A small selection of the many places to see and things to do in Provence – France. Our quick guide to some of the regions top sights.
Provence is an extraordinarily beautiful place. Located in the Provence-Alpes-Côte d’Azur region of south eastern France, this diverse area has it all. Charming hilltop villages, impressive roman ruins, stunning sandy beaches, rolling vineyards and picture-perfect canyons. And with an average of 300 sunny days every year, it’s no wonder Provence is such a popular holiday destination.
When some of our close friends selected Le Petit Hopital in Isle sur la Sorgue, Provence as their October wedding destination, we didn’t need any convincing to attend. In fact, it was the catalyst for our last 18 month travel stint. The highlight of our time in Provence was undoubtedly sharing this special occasion with our friends. But with a few days either side of the wedding spare, we were keen explore this amazing area. There’s so many awesome things to see and do in Provence, you could literally spend weeks exploring this magical part of the world. But with only a few days here’s some of our favourites:
Flying into Marseille, France’s second largest city was our starting point. Not big city fans, we weren’t expecting much, but Marseille pleasantly surprised us. The Vieux Port (Old Harbour) was a particularly nice area to stroll around. The beautiful Basilique Notre-Dame de la Garde overlooks the port from the hilltop. And it’s well worth venturing up there for the amazing views. The charming Le Panier (Old Town) and its modern MuCEM (Musée des Civilisations de l’Europe et de la Méditerranée), were also fun to explore.
Hands down, Gordes is one of the prettiest villages we have ever visited! Perched on the edge of the Vaucluse plateau overlooking the Luberon area, this hilltop village is simply stunning. With its tiered stone houses and their terracotta roofs scattered over the hill, its arguably best viewed from afar. But don’t just stop for a quick photo, it’s well worth allowing plenty of time to explore here. Aimlessly wander through the maze of windy cobbled stone streets to really appreciate this beautiful old village.
Not far form Gordes (10km drive), is another of the regions pretty little villages – Roussillon. Perched high on one of the largest ochre deposits in the world, this village stands out against the green trees and blue skies. The rusty ochre colours are everywhere. Its houses are all of reds, oranges and yellows, all colours coming from the ochre. Take some time to wander through the charming village and finish your visit off with the Ochre Trail. Complete the ‘short’ or ‘long’ walk, which wanders through the Mars-like ochre rock formations, shaped by years of erosion and quarrying.

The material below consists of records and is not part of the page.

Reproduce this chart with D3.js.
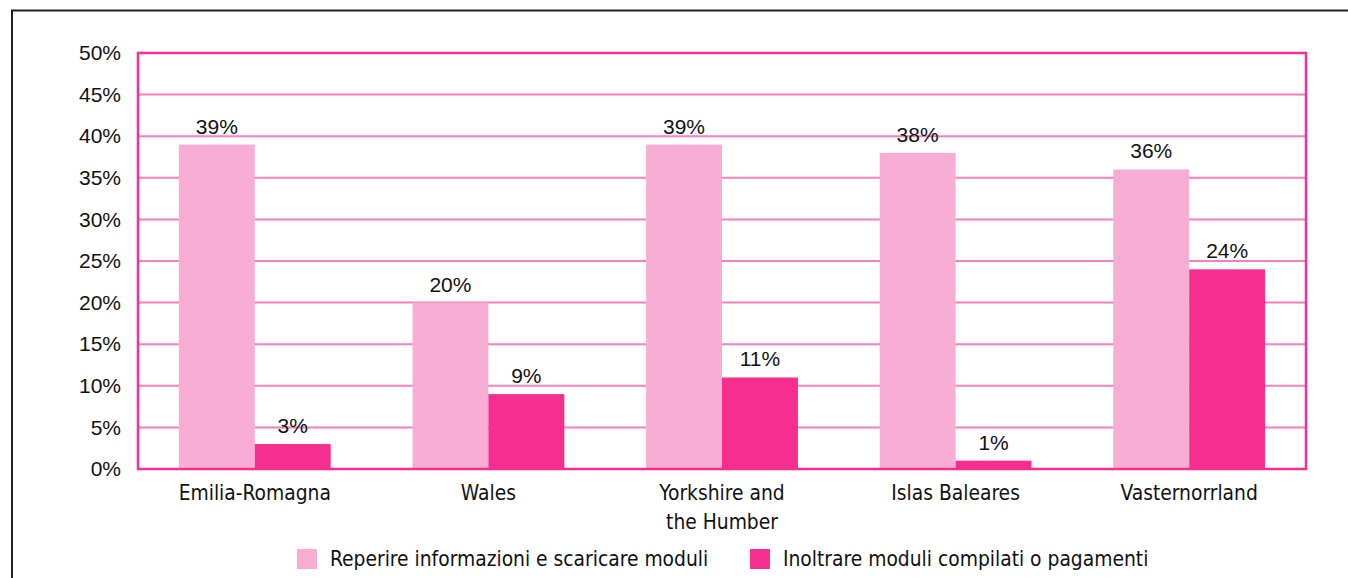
<!DOCTYPE html>
<html><head><meta charset="utf-8">
<script src="https://cdn.jsdelivr.net/npm/d3@7"></script>
<style>body{margin:0;background:#fff}svg{display:block}</style>
</head><body>
<svg id="c" width="1348" height="578"></svg>
<script>
const categories = [["Emilia-Romagna"], ["Wales"], ["Yorkshire and", "the Humber"], ["Islas Baleares"], ["Vasternorrland"]];
const seriesNames = ["Reperire informazioni e scaricare moduli", "Inoltrare moduli compilati o pagamenti"];
const reperire = [39, 20, 39, 38, 36];
const inoltrare = [3, 9, 11, 1, 24];
const yTicks = [0, 5, 10, 15, 20, 25, 30, 35, 40, 45, 50];
const colors = ["#f8aed4", "#f52e8f"];

(function () {
const svg = d3.select("#c");
svg.append("path").attr("d", "M12,578 V10.5 H1348").attr("fill", "none").attr("stroke", "#222").attr("stroke-width", 2);

const pL = 138, pR = 1306, pT = 53, pB = 469;
const x = d3.scaleBand().domain(d3.range(categories.length)).range([pL, pR]).paddingInner(0.35).paddingOuter(0.175);
const xs = d3.scaleBand().domain([0, 1]).range([0, x.bandwidth()]);
const y = d3.scaleLinear().domain([0, 50]).range([pB, pT]);

svg.append("g").selectAll("line").data(yTicks.filter(t => t > 0 && t < 50)).join("line")
  .attr("x1", pL).attr("x2", pR).attr("y1", d => y(d)).attr("y2", d => y(d))
  .attr("stroke", "#f77fbb").attr("stroke-width", 2);

const data = [reperire, inoltrare];
data.forEach((vals, s) => {
  svg.append("g").selectAll("rect").data(vals).join("rect")
    .attr("x", (d, i) => x(i) + xs(s)).attr("width", xs.bandwidth())
    .attr("y", d => y(d)).attr("height", d => y(0) - y(d))
    .attr("fill", colors[s]);
  svg.append("g").selectAll("text").data(vals).join("text")
    .attr("x", (d, i) => x(i) + xs(s) + xs.bandwidth() / 2)
    .attr("y", d => y(d) - 11)
    .attr("text-anchor", "middle")
    .attr("font-family", "Liberation Sans, Arial, sans-serif").attr("font-size", 21).attr("fill", "#111")
    .text(d => d + "%");
});

svg.append("rect").attr("x", pL).attr("y", pT).attr("width", pR - pL).attr("height", pB - pT)
  .attr("fill", "none").attr("stroke", "#f52e8f").attr("stroke-width", 2.5);

const yAxis = d3.axisLeft(y).tickValues(yTicks).tickFormat(d => d + "%").tickSize(0).tickPadding(17);
const ya = svg.append("g").attr("transform", `translate(${pL},0)`).call(yAxis);
ya.select(".domain").remove();
ya.selectAll("text").attr("font-family", "Liberation Sans, Arial, sans-serif").attr("font-size", 21).attr("fill", "#111");

const xl = svg.append("g").selectAll("text").data(categories).join("text")
  .attr("x", (d, i) => x(i) + x.bandwidth() / 2).attr("y", 500)
  .attr("text-anchor", "middle")
  .attr("font-family", "DejaVu Sans Condensed, sans-serif").attr("font-size", 20.8).attr("fill", "#111");
xl.selectAll("tspan").data(d => d).join("tspan")
  .attr("x", function () { return this.parentNode.getAttribute("x"); })
  .attr("dy", (d, i) => i === 0 ? 0 : 29).text(d => d);

const legX = [297, 750];
const leg = svg.append("g").selectAll("g").data(seriesNames).join("g")
  .attr("transform", (d, i) => `translate(${legX[i]},549)`);
leg.append("rect").attr("width", 20).attr("height", 20).attr("fill", (d, i) => colors[i]);
leg.append("text").attr("x", 33).attr("y", 17)
  .attr("font-family", "DejaVu Sans Condensed, sans-serif").attr("font-size", 20.8).attr("fill", "#111")
  .text(d => d);
})();
</script>
</body></html>
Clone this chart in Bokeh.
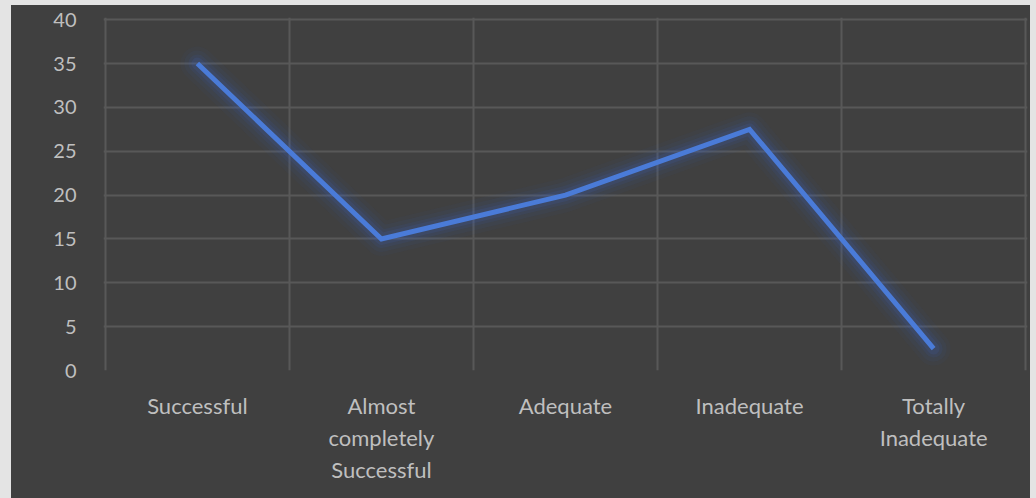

Surrounded by vineyards and olive groves, is yet another idyllic village of the Luberon area. Lourmarin’s windy cobblestone streets lead through ancient squares and past lovely fountains. Its many charming café terraces and restaurants, waiting to lure you in. Wanting a taste (literally) of Provençal life, we purposely visited on a Friday morning. Our visit coincided with the weekly market, one of the most beautiful in the area. Filled with amazing local produce, the enticing sights, smells and colours of Provence were everywhere.
Surround yourself with history in one of the most impressive places in France! Located on the banks of the Rhône, this UNESCO listed medieval city is spectacular. Home to the massive Palais des Papes (Popes’ Palace) and Pont Saint-Bénézet (Bridge of Avignon) Avignon is unmissable! A great base to explore the Provence region, allow yourself plenty time to see all the city has to offer. Wander the old town, explore the massive Cathédrale Notre-Dame-des-Doms, stroll along the Pont Saint-Bénézet and dine out in front of the Palais des Papes.
Pont du Gard
Literally right on the border of the Provence and the Languedoc-Roussillon region, is the amazing three-tiered Pont du Gard. This ancient aqueduct is an architectural masterpiece, built to channel water over the Gardon river from the Eure springs near Uzès, 50km from the city of Nîmes (formerly Nemausus). It’s a true testament to Roman engineering. Now a UNESCO World Heritage Site, its’s surely also one of the most scenic spots to ever take a dip. In the hotter months, bring your swimwear and picnic and just take it all in.
Close to Pont du Gard, Nîmes is technically found just inside the Languedoc-Roussillon region, rather than Provence. But, let’s not be pedantic! A city on the Via Domitia (the first Roman road built in Gaul to link Italy to Spain through Southern France), Nîmes is packed full of architectural treasures. Many Roman monuments remain, having stood the test of time and are still in fabulous condition. Les Arènes – the impressive Roman amphitheatre and the well-preserved Maison Carrée, are just two of the many historic sites found here.
This part of France is truly stunning. And it certainly deserves a lot more time than we could give it on this occasion. Our visit was always going to be a taste of Provence, a sampler of what the region had to offer. And boy, did it whet our appetite! We’ve already planned an epic road trip through the south of France, for the not too distant future. And we can’t wait to see more of this picturesque part of the globe.